Bottom Line: The purpose of this story is to inform you as to what's possible in a near worst-case outcome for the financial markets. The reason is to understand what's possible, though unlikely, so you can plan soundly for your financial future unemotionally. The US stock market is the greatest wealth creation machine in the history of the world. I want you to benefit from it without making emotional mistakes with money.

Too often when we have a rare short-term downturn in the markets - it's too late to offer up information that might have been helpful ahead of time. This week's edition of "how low can stocks go" goes as the Dow, S&P 500 & Nasdaq stand against their all-time high levels:

  • DOW: 6% from record highs
  • S&P 500: 7% from record highs
  • Nasdaq: 10% from record highs

The markets have been mostly flat over the past holiday shortened week. That leaves Nasdaq, and many of its technology companies, in correction territory – with a decline of 10%. Recent stock valuations have been the highest in over a decade - so a correction it’s to be expected. The question is, where do markets go from here? With the Election under two-months away – polls could move the markets as much as fundamentals. It’s not complicated. Investors would greatly prefer Trump over Biden. Expect markets to move accordingly in anticipation of November 3rd based on news and polls of the day.

Over the short-term irrational selling and buying can and does take place in the stock market. In the end it comes down to fundamentals. As stock prices rise, it’s not necessarily because fundamentals are improving. It’s because of a hope that they will. Higher prices simply create more short-term risk if there’s a disappointment. That’s where we are right now.

Here’s where the markets stand year to date.

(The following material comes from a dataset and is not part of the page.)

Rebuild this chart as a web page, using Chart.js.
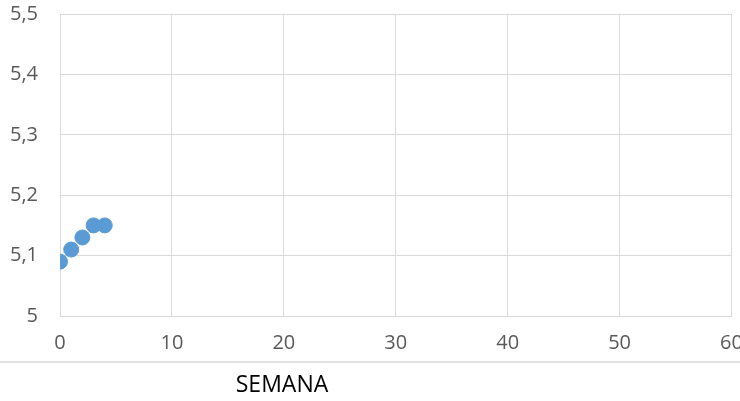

  • The Dow is down 4%, the S&P 500 up 3% & the Nasdaq is up 21%

If only market fundamentals mattered here's what we'd want to consider regarding the S&P 500 for example.

  • S&P 500 P\E: 30.16
  • S&P 500 avg. P\E: 15.81

The downside risk is 45% based on earnings multiples right now from current levels. This equals the most expensive valuation for stocks since the Great Recession over a decade ago. Stocks are 9% more expensive than a year ago on fundamental basis. It's always important to ensure that you're positioned for negative adversity. If a 45% decline wouldn't affect your day-to-day life, you're likely well positioned. If not, you should probably seek professional assistance in crafting your plan that balances your short-term needs with long term objectives.